Watch How an Expert Spots Fraudulent Wine

Distinctive labels and corks mark the truly valuable vintages

old wine
BOBBY YIP/Reuters/Corbis

Rare bottles of wine — like art — are coveted and command record-breaking valuations. This past fall, for example, a collection of Romanee-Conti Burgundy sold for the equivalent of $14,121 per bottle, making it the most valuable single wine lot sold at auction. With prices like that, wine fraud is a serious concern for the connoisseur with expensive tastes. Enter the "The Sherlock Holmes of Wine," Maureen Downey, who is a wine fraud investigator. She explains her work in a video from Bloomberg Business by Jennafer Savino and Amy Marino:

How to Know If Your Expensive Wine Is Fake

Downey’s first step is to assess any wine bottle closely. Her expert eyes can spot suspicious tells in the paper, ink and printing styles on the label or in the length of the cork. "You have to have looked at tens of millions of dollars of real wine to be able to spot a fake," she says.

What about the taste? Old wines do have a distinct character — an aroma of canned asparagus, apparently — but the most savvy wine counterfeiters can get around that. The notorious Rudy Kurniawan, a once a famous fine-wine dealer now serving time after being convicted for wine fraud, used to mix cheaper old wine in his fraudulent blends. Some of the bottles he used would have been expensive for the casual buyer, Ben Goldstein reports for NPR, but they were cheaper than the thousand of dollars he could get for the supposedly rare vintages. Besides, as Goldstien writes, "many of Kurniawan's artful fakes were probably never sipped or even opened. Wine collectors often view rare bottles as investments or trophies to be displayed."

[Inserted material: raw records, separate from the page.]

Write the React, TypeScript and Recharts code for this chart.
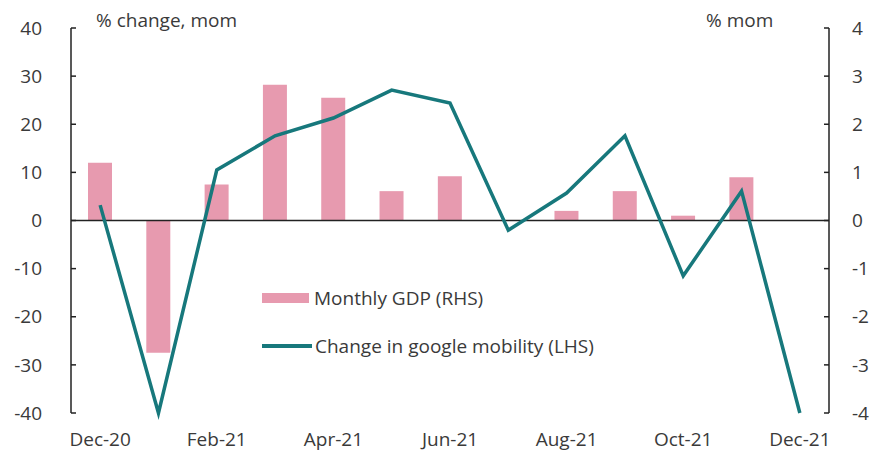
import {
  ComposedChart,
  Bar,
  Line,
  XAxis,
  YAxis,
  ReferenceLine,
  Legend,
} from "recharts"

const months = [
  "Dec-20", "Jan-21", "Feb-21", "Mar-21", "Apr-21", "May-21", "Jun-21",
  "Jul-21", "Aug-21", "Sep-21", "Oct-21", "Nov-21", "Dec-21",
]
// monthly GDP, % mom (right axis)
const gdp = [1.2, -2.75, 0.75, 2.82, 2.55, 0.61, 0.92, 0, 0.2, 0.61, 0.1, 0.9, null]
// google mobility, % change mom (left axis)
const mobility = [3.2, -40, 10.5, 17.6, 21.3, 27.1, 24.4, -2, 5.7, 17.6, -11.5, 6.1, -40]

const leftTicks = [-40, -30, -20, -10, 0, 10, 20, 30, 40]
const rightTicks = [-4, -3, -2, -1, 0, 1, 2, 3, 4]

const data = months.map((m, i) => ({ month: m, gdp: gdp[i], mobility: mobility[i] }))

const FONT = "'Open Sans', sans-serif"
const TEXT = "#3a3a3a"
const PINK = "#E79AAF"
const TEAL = "#17787C"

function ChartLegend() {
  return (
    <div style={{ fontFamily: FONT, fontSize: 19, color: TEXT }}>
      <div style={{ display: "flex", alignItems: "center", height: 26 }}>
        <span style={{ display: "inline-block", width: 47, height: 10, background: PINK, marginRight: 5 }} />
        <span>Monthly GDP (RHS)</span>
      </div>
      <div style={{ display: "flex", alignItems: "center", height: 26, marginTop: 22 }}>
        <span style={{ display: "inline-block", width: 50, height: 4, background: TEAL, marginRight: 3 }} />
        <span>Change in google mobility (LHS)</span>
      </div>
    </div>
  )
}

export default function App() {
  const tickStyle = { fontFamily: FONT, fontSize: 19, fill: TEXT }
  return (
    <div style={{ position: "absolute", left: 0, top: 0, width: 870, height: 456, background: "#fff" }}>
      <ComposedChart
        width={870}
        height={456}
        data={data}
        margin={{ top: 28, right: 0, bottom: 0, left: 0 }}
        barCategoryGap="29%"
      >
        <XAxis
          dataKey="month"
          interval={1}
          axisLine={false}
          tickLine={false}
          tickSize={0}
          tickMargin={20}
          height={43}
          tick={tickStyle}
        />
        <YAxis
          yAxisId="left"
          orientation="left"
          domain={[-40, 40]}
          ticks={leftTicks}
          width={71}
          tickSize={-5}
          tickMargin={34}
          axisLine={{ stroke: "#222", strokeWidth: 1.5 }}
          tickLine={{ stroke: "#222", strokeWidth: 1.5 }}
          tick={tickStyle}
        />
        <YAxis
          yAxisId="right"
          orientation="right"
          domain={[-4, 4]}
          ticks={rightTicks}
          width={41}
          tickSize={-5}
          tickMargin={28}
          axisLine={{ stroke: "#222", strokeWidth: 1.5 }}
          tickLine={{ stroke: "#222", strokeWidth: 1.5 }}
          tick={tickStyle}
        />
        <Bar yAxisId="right" dataKey="gdp" fill={PINK} barSize={24} isAnimationActive={false} />
        <ReferenceLine yAxisId="left" y={0} stroke="#222" strokeWidth={1.5} />
        <Line
          yAxisId="left"
          dataKey="mobility"
          type="linear"
          stroke={TEAL}
          strokeWidth={3.5}
          dot={false}
          isAnimationActive={false}
        />
        <Legend
          layout="vertical"
          align="center"
          verticalAlign="middle"
          content={() => <ChartLegend />}
          wrapperStyle={{ left: 262, top: 285, width: 360 }}
        />
      </ComposedChart>
      <div
        style={{
          position: "absolute", left: 96, top: 8, fontFamily: FONT, fontSize: 19,
          color: TEXT, lineHeight: "24px", whiteSpace: "nowrap",
        }}
      >
        % change, mom
      </div>
      <div
        style={{
          position: "absolute", left: 706, top: 8, fontFamily: FONT, fontSize: 19,
          color: TEXT, lineHeight: "24px", whiteSpace: "nowrap",
        }}
      >
        % mom
      </div>
    </div>
  )
}
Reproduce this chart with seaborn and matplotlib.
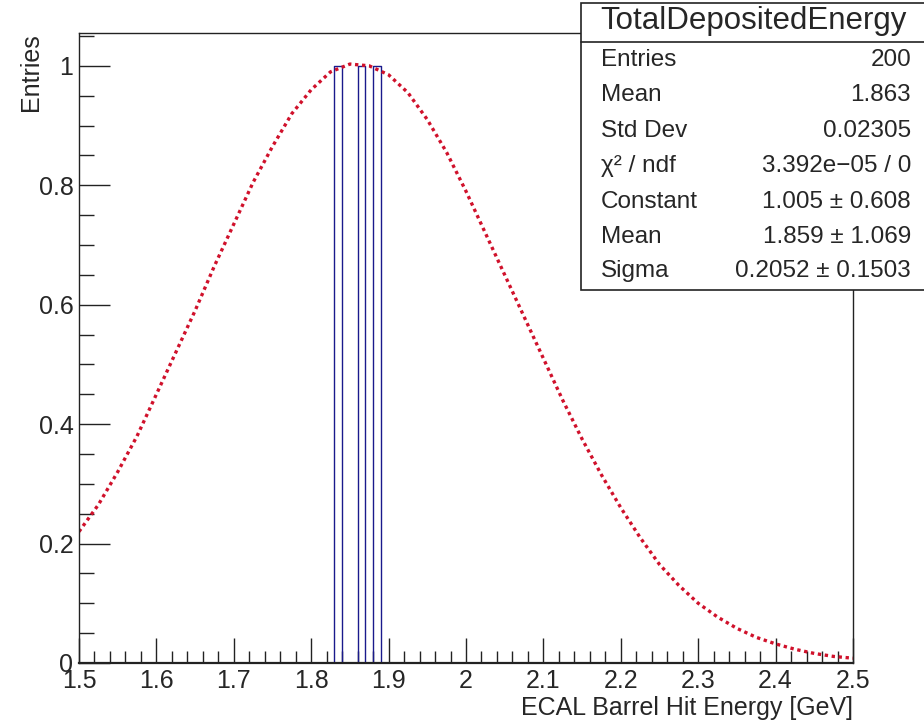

Wine fraud is an old tradition, too. Apparently Pliny the Elder complained about the rampant fakery plaguing the wines of Rome, reports Kim Gittleson for BBC News. "Not even our nobility ever enjoys wines that are genuine," he wrote in his Natural History. "So low has our commercial honesty sunk that only the names of the vintages are sold, the wines being adulterated as soon they are poured into the vats. Accordingly, strange indeed as the remark may seem, the more common a wine is today, the freer it is from impurities."

So for those who can’t afford an expensive bottle, take comfort in the fact that at least the bottle probably contains what it says it does. Plus, it doesn’t come served with a side of pretension.